• Your objective:
Quote precisely the run of lines opening with the line containing "Emit a Python" and closing with the line containing "The picture is", and nothing else.

• Rows:
----------------------------------------

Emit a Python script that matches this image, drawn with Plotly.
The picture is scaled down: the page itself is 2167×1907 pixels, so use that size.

----------------------------------------

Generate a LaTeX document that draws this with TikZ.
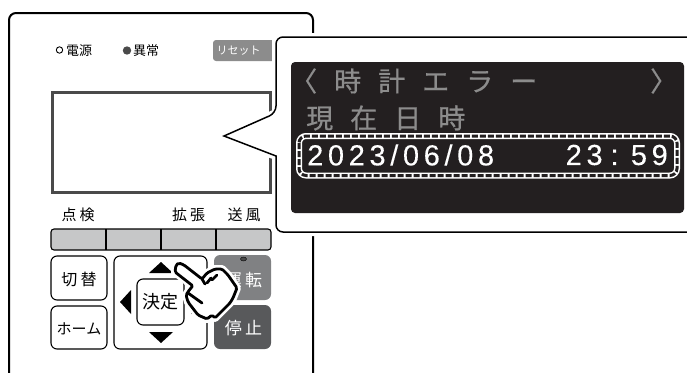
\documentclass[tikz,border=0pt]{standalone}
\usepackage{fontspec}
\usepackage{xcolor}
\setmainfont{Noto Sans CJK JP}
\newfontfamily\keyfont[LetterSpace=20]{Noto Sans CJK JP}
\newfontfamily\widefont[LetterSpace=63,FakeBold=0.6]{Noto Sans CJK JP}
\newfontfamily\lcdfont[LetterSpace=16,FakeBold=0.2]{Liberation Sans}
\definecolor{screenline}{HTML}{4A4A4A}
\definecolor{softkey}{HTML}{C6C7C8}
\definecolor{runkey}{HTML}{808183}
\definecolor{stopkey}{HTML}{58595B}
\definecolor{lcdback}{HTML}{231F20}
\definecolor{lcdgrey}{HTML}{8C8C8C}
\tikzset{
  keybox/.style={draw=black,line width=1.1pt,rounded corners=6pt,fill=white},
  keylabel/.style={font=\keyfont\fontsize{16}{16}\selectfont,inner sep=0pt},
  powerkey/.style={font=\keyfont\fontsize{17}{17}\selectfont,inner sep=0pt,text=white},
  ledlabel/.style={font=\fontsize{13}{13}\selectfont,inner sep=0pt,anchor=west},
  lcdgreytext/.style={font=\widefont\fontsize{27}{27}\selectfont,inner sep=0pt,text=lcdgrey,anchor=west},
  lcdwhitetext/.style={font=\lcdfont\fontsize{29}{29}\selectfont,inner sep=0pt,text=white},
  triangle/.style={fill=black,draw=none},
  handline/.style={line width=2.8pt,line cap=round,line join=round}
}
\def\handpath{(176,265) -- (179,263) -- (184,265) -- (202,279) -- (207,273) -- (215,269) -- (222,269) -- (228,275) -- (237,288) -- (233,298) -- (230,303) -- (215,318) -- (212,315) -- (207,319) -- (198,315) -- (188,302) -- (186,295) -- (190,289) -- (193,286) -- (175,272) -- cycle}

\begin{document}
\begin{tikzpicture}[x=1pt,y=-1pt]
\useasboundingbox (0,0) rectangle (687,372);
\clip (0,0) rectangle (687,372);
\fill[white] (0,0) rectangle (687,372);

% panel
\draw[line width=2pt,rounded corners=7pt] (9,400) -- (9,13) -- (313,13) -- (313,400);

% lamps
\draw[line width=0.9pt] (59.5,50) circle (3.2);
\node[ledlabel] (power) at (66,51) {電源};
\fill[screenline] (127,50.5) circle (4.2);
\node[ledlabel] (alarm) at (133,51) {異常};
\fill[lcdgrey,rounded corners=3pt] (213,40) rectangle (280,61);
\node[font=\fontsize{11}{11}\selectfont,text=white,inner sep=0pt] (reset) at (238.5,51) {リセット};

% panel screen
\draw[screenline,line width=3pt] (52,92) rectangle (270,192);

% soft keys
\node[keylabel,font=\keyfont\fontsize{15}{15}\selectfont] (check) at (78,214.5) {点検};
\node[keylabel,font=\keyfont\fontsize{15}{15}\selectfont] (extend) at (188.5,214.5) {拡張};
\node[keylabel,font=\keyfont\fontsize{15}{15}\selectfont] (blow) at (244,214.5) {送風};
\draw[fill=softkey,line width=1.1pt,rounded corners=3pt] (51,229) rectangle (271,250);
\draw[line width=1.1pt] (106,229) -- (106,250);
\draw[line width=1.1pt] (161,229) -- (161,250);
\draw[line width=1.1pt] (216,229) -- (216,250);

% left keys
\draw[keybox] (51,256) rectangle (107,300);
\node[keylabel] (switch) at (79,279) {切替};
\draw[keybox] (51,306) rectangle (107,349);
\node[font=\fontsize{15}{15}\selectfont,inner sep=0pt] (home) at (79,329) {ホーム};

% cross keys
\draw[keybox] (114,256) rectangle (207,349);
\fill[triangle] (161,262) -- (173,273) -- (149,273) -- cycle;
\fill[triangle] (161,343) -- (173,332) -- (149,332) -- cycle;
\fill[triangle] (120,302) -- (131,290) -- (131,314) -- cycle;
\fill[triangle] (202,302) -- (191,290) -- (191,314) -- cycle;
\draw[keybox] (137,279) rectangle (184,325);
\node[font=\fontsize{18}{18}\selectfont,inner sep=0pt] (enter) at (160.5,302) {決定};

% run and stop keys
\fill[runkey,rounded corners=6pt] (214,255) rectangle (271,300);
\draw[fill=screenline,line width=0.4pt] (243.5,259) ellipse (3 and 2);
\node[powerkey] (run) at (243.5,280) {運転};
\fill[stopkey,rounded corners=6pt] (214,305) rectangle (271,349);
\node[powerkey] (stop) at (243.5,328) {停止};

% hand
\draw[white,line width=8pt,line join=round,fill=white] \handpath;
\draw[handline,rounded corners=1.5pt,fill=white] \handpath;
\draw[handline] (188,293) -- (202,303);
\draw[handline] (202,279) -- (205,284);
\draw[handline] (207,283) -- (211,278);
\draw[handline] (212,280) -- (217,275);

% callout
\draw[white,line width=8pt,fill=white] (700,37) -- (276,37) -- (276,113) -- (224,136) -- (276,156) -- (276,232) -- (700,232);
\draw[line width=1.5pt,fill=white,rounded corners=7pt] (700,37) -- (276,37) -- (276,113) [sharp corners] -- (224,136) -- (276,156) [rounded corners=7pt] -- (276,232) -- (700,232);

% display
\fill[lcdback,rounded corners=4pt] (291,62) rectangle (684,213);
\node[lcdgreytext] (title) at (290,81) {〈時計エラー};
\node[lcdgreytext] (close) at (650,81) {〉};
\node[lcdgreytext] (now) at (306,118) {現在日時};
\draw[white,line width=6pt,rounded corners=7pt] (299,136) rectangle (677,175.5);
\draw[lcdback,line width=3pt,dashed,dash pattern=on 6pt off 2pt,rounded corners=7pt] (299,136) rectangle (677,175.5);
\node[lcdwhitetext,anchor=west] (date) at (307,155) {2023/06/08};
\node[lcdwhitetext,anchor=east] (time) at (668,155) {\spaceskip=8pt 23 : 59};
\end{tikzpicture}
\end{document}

----------------------------------------

• Task response:
Emit a Python script that matches this image, drawn with Plotly.
The picture is scaled down: the page itself is 2167×1907 pixels, so use that size.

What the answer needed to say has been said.